Lutheran and Episcopal Congregations Form Federation as ‘Lutherpalians’

Two North Baltimore Churches Take Next Step in Their Partnership

BALTIMORE – Three years after first entering into an unusual inter-denominational partnership of joint ministry and service to the community, two mainline Protestant churches in North Baltimore – one Episcopal, one Lutheran – have federated to become one combined congregation.  The church’s members now call themselves “Lutherpalians.”

The Church of the Nativity and Holy Comforter becomes the first such Lutheran-Episcopal federated congregation in Maryland and one of only a dozen or so of such partnerships that have been formed across the nation.

The two congregations first partnered in 2015, at a time when the former Church of the Nativity, Cedarcroft was approached by The Lutheran Church of the Holy Comforter, its neighbor a half-mile south on York Road in Govans. The Lutheran congregation faced unsustainable costs to maintain an aging, deteriorating church building made worse by declining attendance. While Nativity didn’t face the same building or financial challenges, it recognized the need to increase the number of people worshipping there.

There were some inevitable glitches in bringing together two disparate church families, explained the Rev.
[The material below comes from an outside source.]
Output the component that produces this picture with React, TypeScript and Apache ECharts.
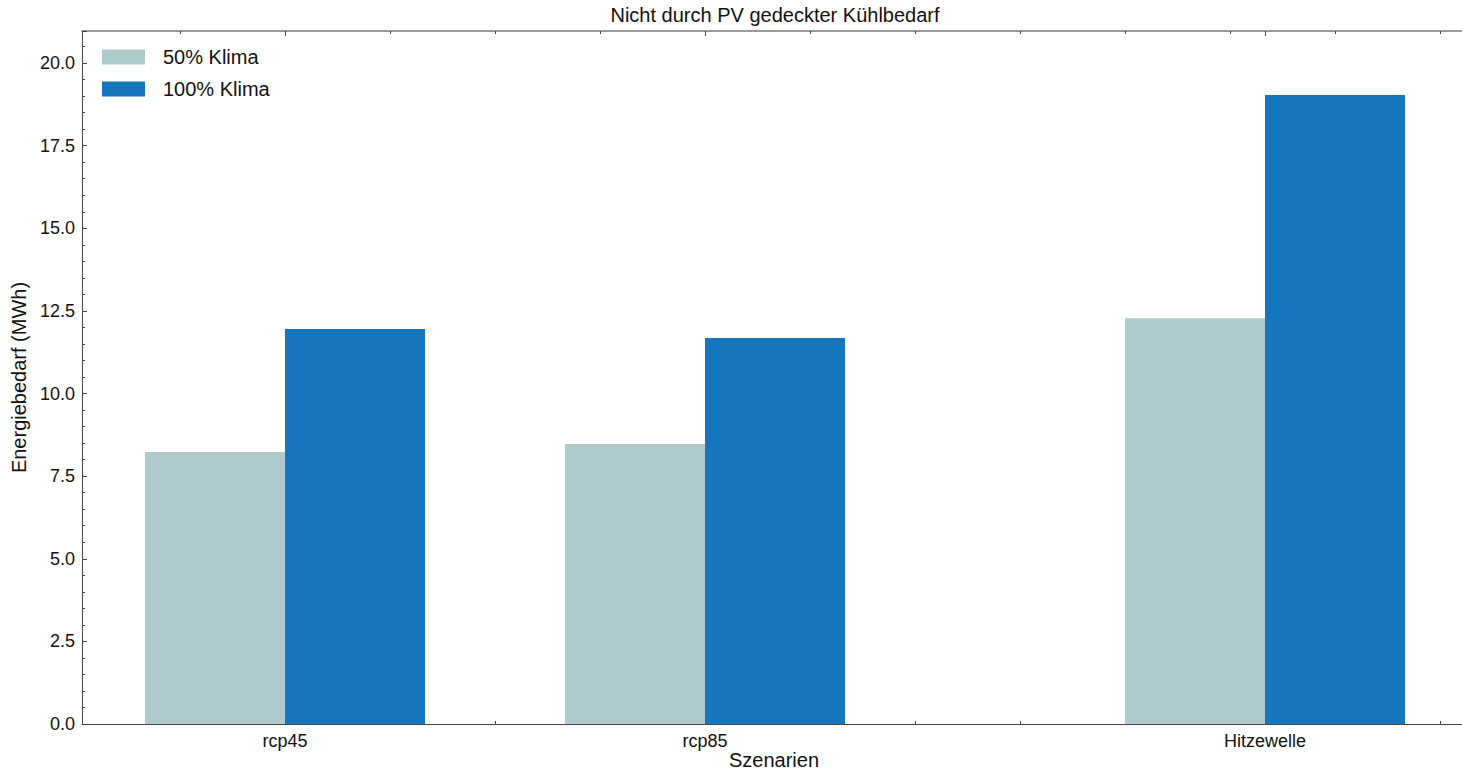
import React, { useEffect, useRef } from "react";
import * as echarts from "echarts";

const categories = ["rcp45", "rcp85", "Hitzewelle"];
const positions = [0, 3, 7];
const klima50 = [8.23, 8.47, 12.28];
const klima100 = [11.95, 11.68, 19.03];
const seriesNames = ["50% Klima", "100% Klima"];
const yTicks = [0, 2.5, 5, 7.5, 10, 12.5, 15, 17.5, 20];
const xMinorTicks = [-0.75, 0, 0.75, 1.5, 2.25, 3, 3.75, 4.5, 5.25, 6, 6.75, 7.5, 8.25];

const COLORS = ["#aecacd", "#1576bd"];
const FONT = "'Liberation Sans', Arial, Helvetica, sans-serif";
const AXIS_COLOR = "#444";

export default function App() {
  const ref = useRef<HTMLDivElement>(null);
  useEffect(() => {
    if (!ref.current) return;
    const chart = echarts.init(ref.current, null, { renderer: "svg" });

    const makeBar = (name: string, values: number[], color: string, o0: number, o1: number) => ({
      type: "custom",
      name,
      xAxisIndex: 0,
      yAxisIndex: 0,
      itemStyle: { color },
      encode: { x: 0, y: 1 },
      data: positions.map((p, i) => [p, values[i]]),
      renderItem: (params: any, api: any) => {
        const x = api.value(0);
        const y = api.value(1);
        const a = api.coord([x + o0, y]);
        const b = api.coord([x + o1, 0]);
        return {
          type: "rect",
          shape: { x: a[0], y: a[1], width: b[0] - a[0], height: b[1] - a[1] },
          style: { fill: color },
        };
      },
    });

    const tickFmt = (v: number) => (yTicks.some((t) => Math.abs(t - v) < 1e-6) ? v.toFixed(1) : "");

    const baseX = { type: "value", min: -1.45, max: 8.45, splitLine: { show: false } };

    const option: any = {
      animation: false,
      backgroundColor: "#ffffff",
      textStyle: { fontFamily: FONT },
      grid: {
        left: 82,
        top: 31,
        width: 1386,
        height: 693,
        containLabel: false,
        outerBoundsMode: "none",
      },
      legend: {
        orient: "vertical",
        left: 102,
        top: 47,
        itemWidth: 43,
        itemHeight: 15,
        itemGap: 12,
        padding: 0,
        icon: "rect",
        data: seriesNames,
        textStyle: { fontSize: 20, color: "#111", fontFamily: FONT, padding: [0, 0, 0, 13] },
      },
      graphic: [
        {
          type: "text",
          x: 775,
          y: 15,
          style: {
            text: "Nicht durch PV gedeckter Kühlbedarf",
            align: "center",
            verticalAlign: "middle",
            fontSize: 20,
            fontFamily: FONT,
            fill: "#111",
          },
        },
        {
          type: "text",
          x: 774,
          y: 760,
          style: {
            text: "Szenarien",
            align: "center",
            verticalAlign: "middle",
            fontSize: 20,
            fontFamily: FONT,
            fill: "#111",
          },
        },
      ],
      xAxis: [
        {
          ...baseX,
          position: "bottom",
          axisLine: { show: true, onZero: false, lineStyle: { color: AXIS_COLOR, width: 1 } },
          axisTick: { show: true, inside: true, length: 5, customValues: positions, lineStyle: { color: AXIS_COLOR } },
          axisLabel: {
            show: true,
            customValues: positions,
            margin: 8,
            fontSize: 18,
            color: "#111",
            fontFamily: FONT,
            formatter: (v: number) => {
              const i = positions.findIndex((p) => Math.abs(p - v) < 1e-6);
              return i >= 0 ? categories[i] : "";
            },
          },
        },
        {
          ...baseX,
          position: "bottom",
          axisLine: { show: false, onZero: false },
          axisTick: { show: true, inside: true, length: 3, customValues: xMinorTicks, lineStyle: { color: AXIS_COLOR } },
          axisLabel: { show: false },
        },
        {
          ...baseX,
          position: "top",
          axisLine: { show: true, onZero: false, lineStyle: { color: "#999", width: 2 } },
          axisTick: { show: true, inside: true, length: 3, customValues: xMinorTicks, lineStyle: { color: AXIS_COLOR } },
          axisLabel: { show: false },
        },
        {
          ...baseX,
          position: "top",
          axisLine: { show: false, onZero: false },
          axisTick: { show: true, inside: true, length: 5, customValues: positions, lineStyle: { color: AXIS_COLOR } },
          axisLabel: { show: false },
        },
      ],
      yAxis: [
        {
          type: "value",
          position: "left",
          min: 0,
          max: 20.97,
          interval: 2.5,
          name: "Energiebedarf (MWh)",
          nameLocation: "middle",
          nameGap: 52,
          nameTextStyle: { fontSize: 20, color: "#111", fontFamily: FONT },
          axisLine: { show: true, onZero: false, lineStyle: { color: AXIS_COLOR, width: 1 } },
          axisTick: { show: true, inside: true, length: 5, lineStyle: { color: AXIS_COLOR } },
          minorTick: { show: true, splitNumber: 5, length: 3, lineStyle: { color: AXIS_COLOR } },
          axisLabel: { show: true, margin: 7, fontSize: 18, color: "#111", fontFamily: FONT, formatter: tickFmt },
          splitLine: { show: false },
          minorSplitLine: { show: false },
        },
      ],
      series: [
        makeBar(seriesNames[0], klima50, COLORS[0], -1, 0),
        makeBar(seriesNames[1], klima100, COLORS[1], 0, 1),
      ],
    };

    chart.setOption(option);
    return () => chart.dispose();
  }, []);

  return (
    <div
      ref={ref}
      style={{ position: "fixed", left: 0, top: 0, width: 1462, height: 771, background: "#fff" }}
    />
  );
}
T. Stewart Lucas, who was formally called to be the founding Pastor of the newly federated church at a congregational meeting Sunday.

“But it didn’t take long for us to realize that we truly are better together,” said Pastor Lucas. “There is new energy and a spirit of excitement. New members have arrived. Attendance on Sundays has more than doubled. The singing is more robust, more volunteers have stepped up to offer help and more people come to coffee hour to connect with others and share ideas.”

He noted that one member had characterized the partnership as “one big mash-up,” adding that “you wouldn’t be able to walk in the church on any given Sunday and know who was Episcopalian and who was Lutheran. We’re all there, participating in the liturgy, coming to coffee hour, washing dishes in the kitchen and sending our kids to Sunday School. It’s everybody doing things together.

Since the partnership was first launched three years ago, Holy Comforter’s pastor, the Rev. David W. Eisenhuth, was called to a Lutheran parish in Hagerstown, where his skills in developing creative partnerships will be critical. To maintain a Lutheran “presence” at worship, a retired Lutheran minister, the Rev. Donald L. Burggraf, was recruited to serve as pastoral associate.

Pastor Lucas credited the bishops of the Episcopal Diocese of Maryland and the Delaware-Maryland Synod of the Evangelical Lutheran Church in America for permitting this experimental partnership to move forward. Already, other congregations considering similar partnerships, both locally and nationally, have reached out for advice and guidance.

“We want to be helpful to other congregations willing to discern whether they should partner with another congregation. We have lots to share from our successes and challenges,” he said. “We can’t solve all the problems ourselves, but we can be a model of how different groups can come together and be fruitful.”